Let us grant, for argument’s sake, that the death penalty is indeed a just and proportionate response to willful murder. So what? That has never been the issue for Christians, for the simple reason that the Gospel does not admit the authority of proportional justice, as either a private or a public good. The whole of the Sermon on the Mount, for instance, is a shocking subversion of the entire idea. Christ repeatedly and explicitly forbids the application of such punishment, even when (as in the case of the adulterous woman) this means contradicting the explicit commands of the Law of Moses regarding public order and divinely ordained retribution. According to Paul, all who sin stand under a just sentence of death, but that sentence has been rescinded purely out of the unmerited grace of divine mercy. This is because the full wrath of the Law has been exhausted by Christ’s loving surrender to the Cross. Again and again, the New Testament demands of Christians that they exercise limitless forgiveness, no matter how grievous the wrong, even in legal and public settings.
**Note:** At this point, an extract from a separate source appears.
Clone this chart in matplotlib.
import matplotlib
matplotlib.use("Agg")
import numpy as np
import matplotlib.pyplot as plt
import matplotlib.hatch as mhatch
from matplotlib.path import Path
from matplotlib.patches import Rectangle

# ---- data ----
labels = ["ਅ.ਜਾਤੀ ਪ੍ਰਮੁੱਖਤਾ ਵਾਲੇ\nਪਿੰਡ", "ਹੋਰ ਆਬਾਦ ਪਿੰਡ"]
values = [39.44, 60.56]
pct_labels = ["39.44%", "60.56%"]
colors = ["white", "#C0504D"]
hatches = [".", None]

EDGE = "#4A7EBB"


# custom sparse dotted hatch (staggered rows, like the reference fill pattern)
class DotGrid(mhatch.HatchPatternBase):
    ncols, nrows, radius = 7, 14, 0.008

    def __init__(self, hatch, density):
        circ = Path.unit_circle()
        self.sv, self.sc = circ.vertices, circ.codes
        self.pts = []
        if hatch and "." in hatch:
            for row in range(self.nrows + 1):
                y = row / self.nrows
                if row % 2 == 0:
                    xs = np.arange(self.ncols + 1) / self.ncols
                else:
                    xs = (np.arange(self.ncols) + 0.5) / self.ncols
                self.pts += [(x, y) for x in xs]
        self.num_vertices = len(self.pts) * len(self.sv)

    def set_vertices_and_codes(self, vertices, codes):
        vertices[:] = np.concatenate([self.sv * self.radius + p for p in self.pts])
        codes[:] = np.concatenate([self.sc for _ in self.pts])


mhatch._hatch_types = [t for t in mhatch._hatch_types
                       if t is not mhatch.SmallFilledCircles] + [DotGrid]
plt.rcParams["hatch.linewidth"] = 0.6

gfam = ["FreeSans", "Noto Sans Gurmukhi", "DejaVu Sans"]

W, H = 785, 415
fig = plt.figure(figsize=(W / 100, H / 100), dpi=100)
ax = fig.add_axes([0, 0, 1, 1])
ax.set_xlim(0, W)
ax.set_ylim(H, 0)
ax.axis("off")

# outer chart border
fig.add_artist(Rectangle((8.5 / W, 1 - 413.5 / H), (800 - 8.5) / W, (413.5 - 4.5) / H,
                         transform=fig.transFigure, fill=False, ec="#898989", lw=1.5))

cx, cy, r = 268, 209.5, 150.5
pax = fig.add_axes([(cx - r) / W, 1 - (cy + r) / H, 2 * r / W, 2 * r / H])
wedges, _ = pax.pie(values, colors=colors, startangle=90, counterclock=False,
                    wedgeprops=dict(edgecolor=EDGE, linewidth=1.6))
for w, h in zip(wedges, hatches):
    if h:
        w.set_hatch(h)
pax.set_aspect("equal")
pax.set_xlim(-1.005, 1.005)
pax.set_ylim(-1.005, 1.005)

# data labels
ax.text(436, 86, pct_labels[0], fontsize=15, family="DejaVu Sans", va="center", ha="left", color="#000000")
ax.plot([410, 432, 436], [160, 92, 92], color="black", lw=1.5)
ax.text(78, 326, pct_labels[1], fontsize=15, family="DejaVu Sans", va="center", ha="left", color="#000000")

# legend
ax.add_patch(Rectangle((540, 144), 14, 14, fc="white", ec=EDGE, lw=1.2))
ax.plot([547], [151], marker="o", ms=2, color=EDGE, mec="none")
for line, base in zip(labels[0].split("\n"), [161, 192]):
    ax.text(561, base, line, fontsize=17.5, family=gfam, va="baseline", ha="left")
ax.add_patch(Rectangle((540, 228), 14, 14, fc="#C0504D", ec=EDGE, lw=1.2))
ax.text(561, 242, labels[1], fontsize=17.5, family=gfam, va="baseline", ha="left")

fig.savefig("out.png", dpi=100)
And it insists that, for the Christian, mercy always triumphs over judgment. In a very real sense, Christian morality is nothing but the conquest of proportional justice by the disproportion of divine love.I believe it was Auberon Waugh who pointed out that the best argument against capital punishment is that it is wrong to kill people.
Friday, November 17, 2017
In case you wondered …
… Christians & the Death Penalty | Commonweal Magazine. (Hat tip, Dave Lull.)
Yes, it's the best argument. And often the best argument is the simplest one.